Arctic & Antarctica

ANT - More Plants Could Begin to 'Invade the Antarctic Peninsula' as the Frozen Continent Warms

This week some of the country’s top Antarctic scientists met in Christchurch to share the latest research on the continent. Reporter LEE KENNY joined the delegates to discover what the future holds for New Zealand’s frozen neighbour.

When you picture Antarctica you may see a cold, desolate place, where only the hardiest ecosystems can survive.

In the future, however, it may be different.

Plants and insects could flourish as climate change makes temperatures more conducive to supporting life.

The University of Waikato’s Professor Ian Hawes is an expert on Antarctic aquatic ecosystems.

He says when trying to predict what a warmer Antarctica will be like, scientists can look at similar environments, such as in the Arctic and New Zealand’s Subantarctic Islands.

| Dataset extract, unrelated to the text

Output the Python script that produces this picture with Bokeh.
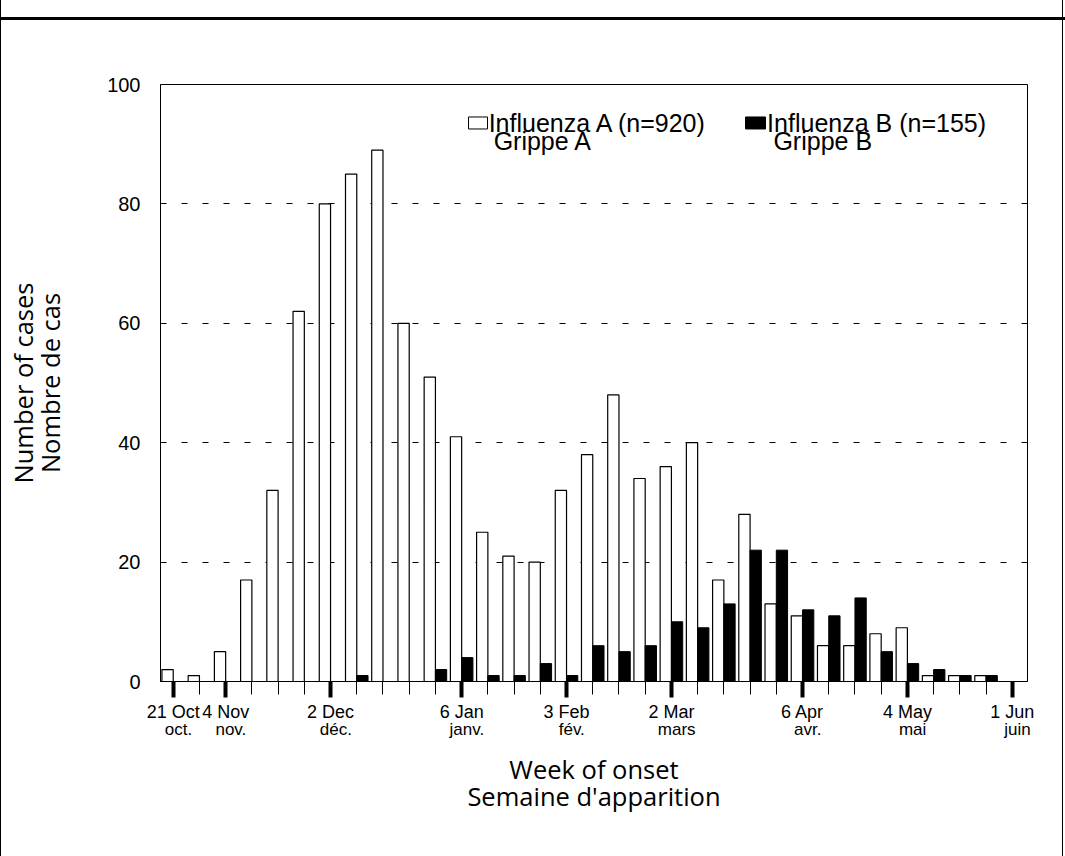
from bokeh.plotting import figure
from bokeh.models import (FixedTicker, Range1d, LinearAxis, Label, BoxAnnotation,
                          ColumnDataSource, AllLabels)
from bokeh.transform import dodge
from bokeh.embed import file_html
from bokeh.resources import INLINE

# ---- data ----
weeks = list(range(33))
influenza_a = [2, 1, 5, 17, 32, 62, 80, 85, 89, 60, 51, 41, 25, 21, 20, 32, 38,
               48, 34, 36, 40, 17, 28, 13, 11, 6, 6, 8, 9, 1, 1, 1, 0]
influenza_b = [0, 0, 0, 0, 0, 0, 0, 1, 0, 0, 2, 4, 1, 1, 3, 1, 6,
               5, 6, 10, 9, 13, 22, 22, 12, 11, 14, 5, 3, 2, 1, 1, 0]
label_weeks = [0, 2, 6, 11, 15, 19, 24, 28, 32]
labels_en = ["21 Oct", "4 Nov", "2 Dec", "6 Jan", "3 Feb", "2 Mar", "6 Apr", "4 May", "1 Jun"]
labels_fr = ["oct.", "nov.", "déc.", "janv.", "fév.", "mars", "avr.", "mai", "juin"]
y_ticks = [0, 20, 40, 60, 80, 100]
legend_a = ["Influenza A (n=920)", "Grippe A"]
legend_b = ["Influenza B (n=155)", "Grippe B"]

BAR_W = 0.43
X0, X1 = -0.485, 32.58
FR_SHIFT = 0.2

p = figure(width=1065, height=856, x_range=Range1d(X0, X1), y_range=Range1d(0, 100),
           output_backend="svg", toolbar_location=None,
           min_border_left=160, min_border_right=38, min_border_top=84, min_border_bottom=175)
p.border_fill_color = None
p.background_fill_color = "white"
p.outline_line_color = "black"
p.outline_line_width = 1
p.outline_line_alpha = 1
p.styles = {
    "background": ("linear-gradient(#000,#000) 0 17px / 100% 3px no-repeat, "
                   "linear-gradient(#000,#000) 0 0 / 1px 100% no-repeat, "
                   "linear-gradient(#000,#000) 1062px 0 / 1px 100% no-repeat, #fff")
}

src = ColumnDataSource(dict(week=weeks, a=influenza_a, b=influenza_b))
p.vbar(x=dodge("week", -BAR_W / 2), width=BAR_W, top="a", bottom=0, source=src,
       fill_color="white", line_color="black", line_width=1.2)
p.vbar(x=dodge("week", BAR_W / 2), width=BAR_W, top="b", bottom=0, source=src,
       fill_color="black", line_color="black", line_width=1)

# ---- grid ----
p.xgrid.visible = False
p.ygrid.ticker = FixedTicker(ticks=y_ticks[1:])
p.ygrid.grid_line_color = "black"
p.ygrid.grid_line_alpha = 1
p.ygrid.grid_line_dash = "6 15"
p.ygrid.grid_line_width = 1

TITLE_FONT = "Open Sans"
TITLE_SIZE = "25.5px"
TITLE_LH = 0.8

# ---- x axis (English labels + ticks) ----
xa = p.xaxis[0]
xa.ticker = FixedTicker(ticks=label_weeks, minor_ticks=weeks)
xa.major_label_overrides = {k: t for k, t in zip(label_weeks, labels_en)}
xa.major_label_policy = AllLabels()
xa.axis_line_color = "black"
xa.axis_line_width = 1
xa.major_tick_in = 0
xa.major_tick_out = 16
xa.major_tick_line_width = 4
xa.major_tick_line_color = "black"
xa.minor_tick_in = 0
xa.minor_tick_out = 13
xa.minor_tick_line_width = 1
xa.minor_tick_line_color = "black"
xa.major_label_standoff = 4
xa.major_label_text_font = "Liberation Sans"
xa.major_label_text_font_size = "18px"
xa.major_label_text_color = "black"

# ---- second x axis (French labels + title) ----
p.extra_x_ranges = {"fr": Range1d(X0 - FR_SHIFT, X1 - FR_SHIFT)}
fa = LinearAxis(x_range_name="fr",
                ticker=FixedTicker(ticks=label_weeks, minor_ticks=[]),
                major_label_overrides={k: t for k, t in zip(label_weeks, labels_fr)},
                major_label_policy=AllLabels(),
                axis_line_color=None, major_tick_line_color=None, minor_tick_line_color=None,
                major_tick_in=0, major_tick_out=0, minor_tick_in=0, minor_tick_out=0,
                major_label_standoff=-5,
                major_label_text_font="Liberation Sans",
                major_label_text_font_size="17px",
                major_label_text_color="black",
                axis_label="Week of onset\nSemaine d'apparition",
                axis_label_standoff=10,
                axis_label_text_font=TITLE_FONT,
                axis_label_text_font_size=TITLE_SIZE,
                axis_label_text_font_style="normal",
                axis_label_text_color="black",
                axis_label_text_line_height=TITLE_LH)
p.add_layout(fa, "below")

# ---- y axis ----
ya = p.yaxis[0]
ya.ticker = FixedTicker(ticks=y_ticks)
ya.axis_line_color = "black"
ya.major_tick_out = 0
ya.major_tick_in = 0
ya.minor_tick_out = 0
ya.minor_tick_in = 0
ya.major_label_standoff = 20
ya.major_label_text_font = "Liberation Sans"
ya.major_label_text_font_size = "20px"
ya.major_label_text_color = "black"
ya.axis_label = "Number of cases\nNombre de cas"
ya.axis_label_standoff = 37
ya.axis_label_text_font = TITLE_FONT
ya.axis_label_text_font_size = TITLE_SIZE
ya.axis_label_text_font_style = "normal"
ya.axis_label_text_color = "black"
ya.axis_label_text_line_height = TITLE_LH

# ---- legend (drawn manually: swatch aligned with first line) ----
p.add_layout(BoxAnnotation(left=11.262, right=11.987, bottom=92.55, top=94.56,
                           fill_color="white", fill_alpha=1, line_color="black",
                           line_width=1, line_alpha=1))
p.add_layout(BoxAnnotation(left=21.826, right=22.589, bottom=92.55, top=94.56,
                           fill_color="black", fill_alpha=1, line_color="black",
                           line_width=1, line_alpha=1))
for (x1, x2, lines) in [(12.03, 12.22, legend_a), (22.65, 22.89, legend_b)]:
    p.add_layout(Label(x=x1, y=93.6, text=lines[0], text_font="Liberation Sans",
                       text_font_size="25px", text_baseline="alphabetic",
                       text_align="left", text_color="black"))
    p.add_layout(Label(x=x2, y=90.5, text=lines[1], text_font="Liberation Sans",
                       text_font_size="25px", text_baseline="alphabetic",
                       text_align="left", text_color="black"))

open("out.html", "w").write(file_html(p, INLINE))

“The warmest parts of Antarctica are beginning to merge towards the coldest parts of the Subantarctic, where we have much greater diversity of mosses, lichens and flowering plants,” he says.

“In the Subantarctic we have organisms that can subsist under the conditions which are gradually beginning to develop in the warmer parts of Antarctica.”

One of the early changes could be more plants “beginning to invade the Antarctic Peninsula”, while small invertebrates could also take a toehold on the continent.